Vladimir Putin never seems to go away. No matter what economic or political crisis, invasions of neighboring nations, or crushing oppression of basic civil liberties, he somehow manages to sustain enough of a perception of popular support and legitimacy to keep on going. Why?
That's the question studied in the terrific new book "The Red Mirror: Putin's Leadership and Russia's Insecure Identity" by Gulnaz Sharafutdinova.

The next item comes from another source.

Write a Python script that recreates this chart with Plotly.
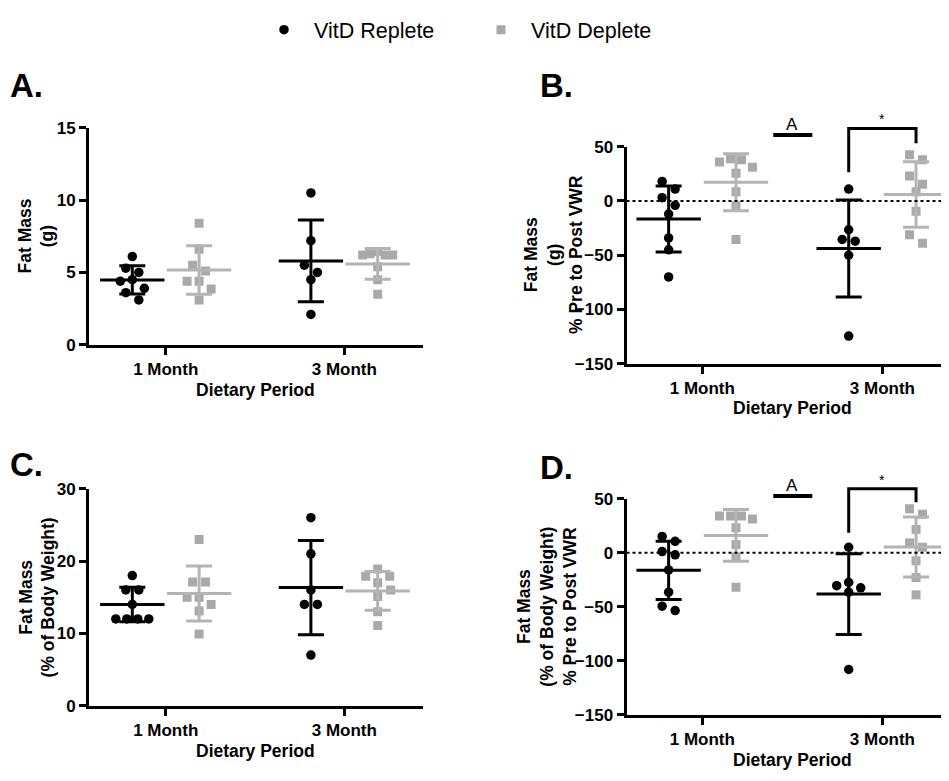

Taking a social identity theory approach to the puzzle of Putin's popularity, Sharafutdinova argues that he was able to successfully mobilize a collective identity, that "he secured Russia's insecure identity."
The Kremlin captured upon the idea of the juxtaposition between the Putin era of Russia and the chaotic 1990s, Sharafutdinova argues, and was able to build a coherent community of support around that idea, in addition to their revival of many pillars of social identity used in the past by the Soviet Union.
In her discussion with Robert Amsterdam, the author discusses the idea that this idea of "homo sovieticus" has actually been globalized, that we can find collective identity groups created by political leaders (Trump, for example), where a sense of shared victimhood is expressed and a desire to resist against an enemy is articulated through their political support of a candidate.
When we understand how popular support for Putin's regime is sustained and upheld despite obvious setbacks and costs, we can become much smarter about which policies are going to be more successful in dealing with Russia and managing some of the biggest problems that come from its conduct in the international space.